§ Exercise goal: Repeat each line of the material below exactly as it appears, minus any pictures.

§ Data extract:

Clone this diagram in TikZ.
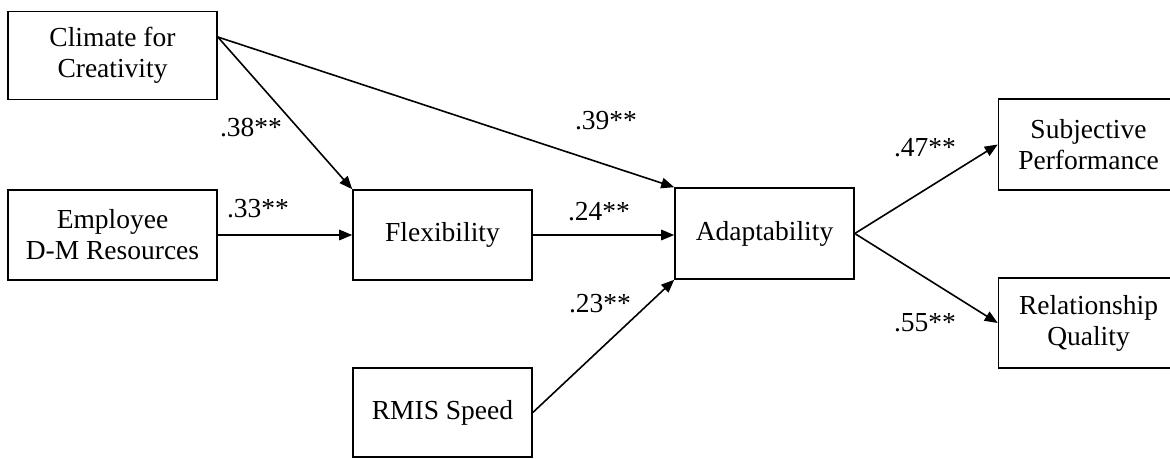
\documentclass[tikz,border=0pt]{standalone}
\usepackage{fontspec}
\setmainfont{Liberation Serif}
\usetikzlibrary{arrows.meta,calc}
\begin{document}
\begin{tikzpicture}[x=1pt,y=-1pt,
  every node/.style={font=\fontsize{27.5}{31}\selectfont},
  box/.style={draw,line width=1.6pt,rectangle,align=center,inner sep=0pt},
  lbl/.style={inner sep=0pt},
  arr/.style={line width=1.6pt,-{Triangle[length=13pt,width=10.5pt]}}]
\useasboundingbox (0,0) rectangle (1170,458);
\node[box,minimum width=209pt,minimum height=88pt] (clim) at (112.5,55.5) {Climate for\\Creativity};
\node[box,minimum width=209pt,minimum height=90pt] (emp) at (112.5,235) {Employee\\D-M Resources};
\node[box,minimum width=179pt,minimum height=90pt] (flex) at (442.5,235) {Flexibility};
\node[box,minimum width=179pt,minimum height=91pt] (adapt) at (764.5,233.5) {Adaptability};
\node[box,minimum width=179pt,minimum height=89pt] (rmis) at (442.5,412.5) {RMIS Speed};
\node[box,minimum width=180pt,minimum height=91pt] (subj) at (1088.5,144.5) {Subjective\\Performance};
\node[box,minimum width=180pt,minimum height=90pt] (rel) at (1088.5,323) {Relationship\\Quality};
\coordinate (cs) at ($(clim.east)+(0,-18.5)$);
\draw[arr] (cs) -- (flex.north west);
\draw[arr] (cs) -- (adapt.north west);
\draw[arr] (emp.east) -- (flex.west);
\draw[arr] (flex.east) -- (flex.east -| adapt.west);
\draw[arr] (rmis.east) -- (adapt.south west);
\draw[arr] (adapt.east) -- (subj.west);
\draw[arr] (adapt.east) -- (rel.west);
\node[lbl] (l38) at (251,128) {.38**};
\node[lbl] (l33) at (258,209) {.33**};
\node[lbl] (l39) at (606,121) {.39**};
\node[lbl] (l24) at (599,212) {.24**};
\node[lbl] (l23) at (600,304) {.23**};
\node[lbl] (l47) at (925,148) {.47**};
\node[lbl] (l55) at (925,323) {.55**};
\end{tikzpicture}
\end{document}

§ The result:
Clone this diagram in TikZ.
\documentclass[tikz,border=0pt]{standalone}
\usepackage{fontspec}
\setmainfont{Liberation Serif}
\usetikzlibrary{arrows.meta,calc}
\begin{document}
\begin{tikzpicture}[x=1pt,y=-1pt,
  every node/.style={font=\fontsize{27.5}{31}\selectfont},
  box/.style={draw,line width=1.6pt,rectangle,align=center,inner sep=0pt},
  lbl/.style={inner sep=0pt},
  arr/.style={line width=1.6pt,-{Triangle[length=13pt,width=10.5pt]}}]
\useasboundingbox (0,0) rectangle (1170,458);
\node[box,minimum width=209pt,minimum height=88pt] (clim) at (112.5,55.5) {Climate for\\Creativity};
\node[box,minimum width=209pt,minimum height=90pt] (emp) at (112.5,235) {Employee\\D-M Resources};
\node[box,minimum width=179pt,minimum height=90pt] (flex) at (442.5,235) {Flexibility};
\node[box,minimum width=179pt,minimum height=91pt] (adapt) at (764.5,233.5) {Adaptability};
\node[box,minimum width=179pt,minimum height=89pt] (rmis) at (442.5,412.5) {RMIS Speed};
\node[box,minimum width=180pt,minimum height=91pt] (subj) at (1088.5,144.5) {Subjective\\Performance};
\node[box,minimum width=180pt,minimum height=90pt] (rel) at (1088.5,323) {Relationship\\Quality};
\coordinate (cs) at ($(clim.east)+(0,-18.5)$);
\draw[arr] (cs) -- (flex.north west);
\draw[arr] (cs) -- (adapt.north west);
\draw[arr] (emp.east) -- (flex.west);
\draw[arr] (flex.east) -- (flex.east -| adapt.west);
\draw[arr] (rmis.east) -- (adapt.south west);
\draw[arr] (adapt.east) -- (subj.west);
\draw[arr] (adapt.east) -- (rel.west);
\node[lbl] (l38) at (251,128) {.38**};
\node[lbl] (l33) at (258,209) {.33**};
\node[lbl] (l39) at (606,121) {.39**};
\node[lbl] (l24) at (599,212) {.24**};
\node[lbl] (l23) at (600,304) {.23**};
\node[lbl] (l47) at (925,148) {.47**};
\node[lbl] (l55) at (925,323) {.55**};
\end{tikzpicture}
\end{document}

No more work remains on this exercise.